Symbiose avec l’univers qui enfermera toujours plus de mystère que de choses à connaître distinctement.

«Surtout, j’éprouvais combien la vie tend, à chaque instant, à créer un tel état d’union. Alors que nous nous laissons heurter par la dualité, que nous luttons vainement, la vie nous invite à communier avec toutes choses, dans l’évidence de leur présence, à nous accorder au mystère de ce que nous ne pourrons jamais saisir, ni avec nos sens ni avec nos instruments de mesure, si perfectionnés soient-ils. Car nous ne pourrons jamais appréhender la totalité de ce monde que nous appelons réel, et encore moins ce qui, imperceptiblement, le prolonge.
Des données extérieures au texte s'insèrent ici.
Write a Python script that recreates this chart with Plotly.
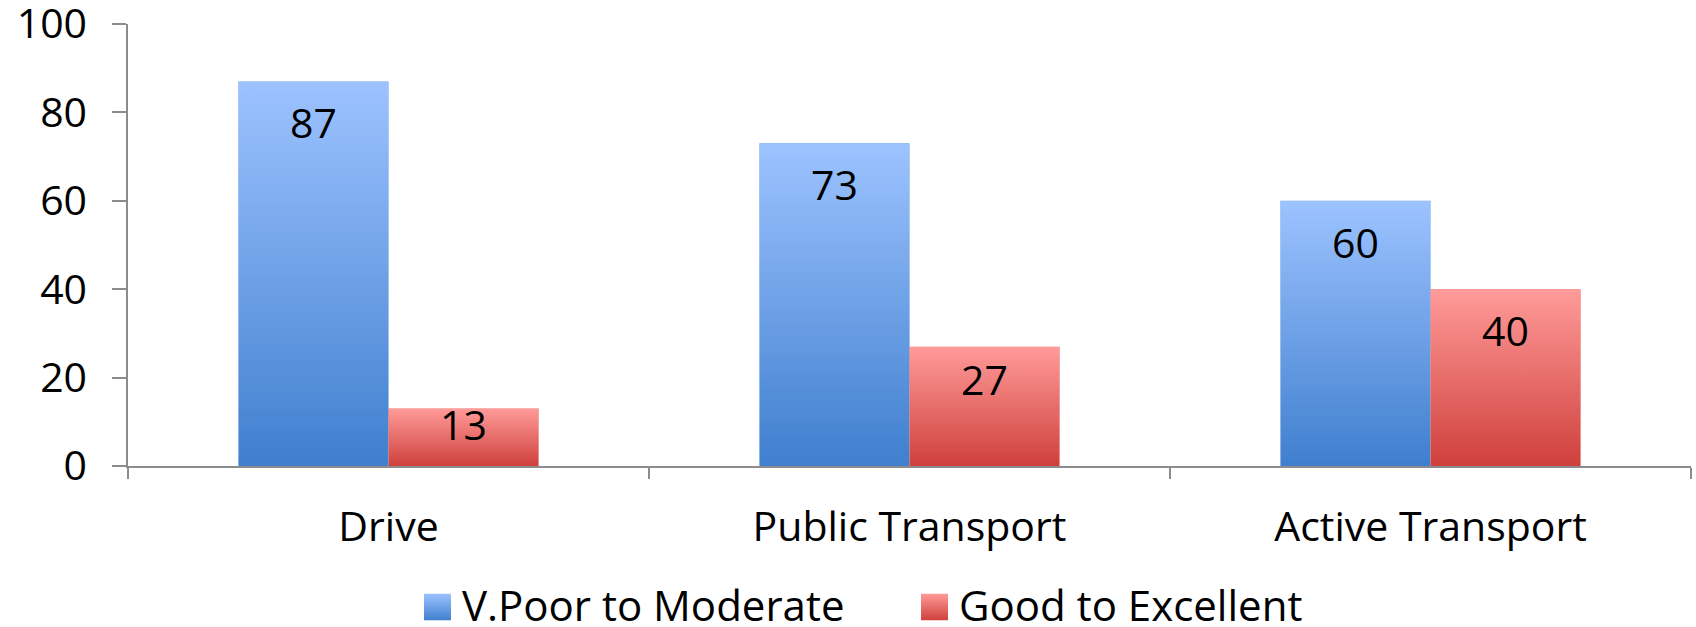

Mais nous pouvons nous projeter dans une connaissance intérieure de l’énigme de l’univers et de notre présence, sachant que l’ombre en nous n’est pas que notre propre obscurité mais aussi l’ignorance même de ce que nous sommes véritablement.»

Au-dessus de ce mouvement de la vie et de cette ignorance de soi, le sommet du triangle : l’amour. «Car l’amour qui nous manque est le plus souvent celui que l’on ne sait donner. Et l’on s’aime du même amour que celui que l’on donne.» (59)

Ludwig Klages avait écrit : «Car c'est là le secret de l'âme de ne s'enrichir qu'en donnant. Ce n'est pas l'amour qu'un homme reçoit, mais l'amour qui s'allume en lui au contact de l'amour reçu, qui nourrit son âme.»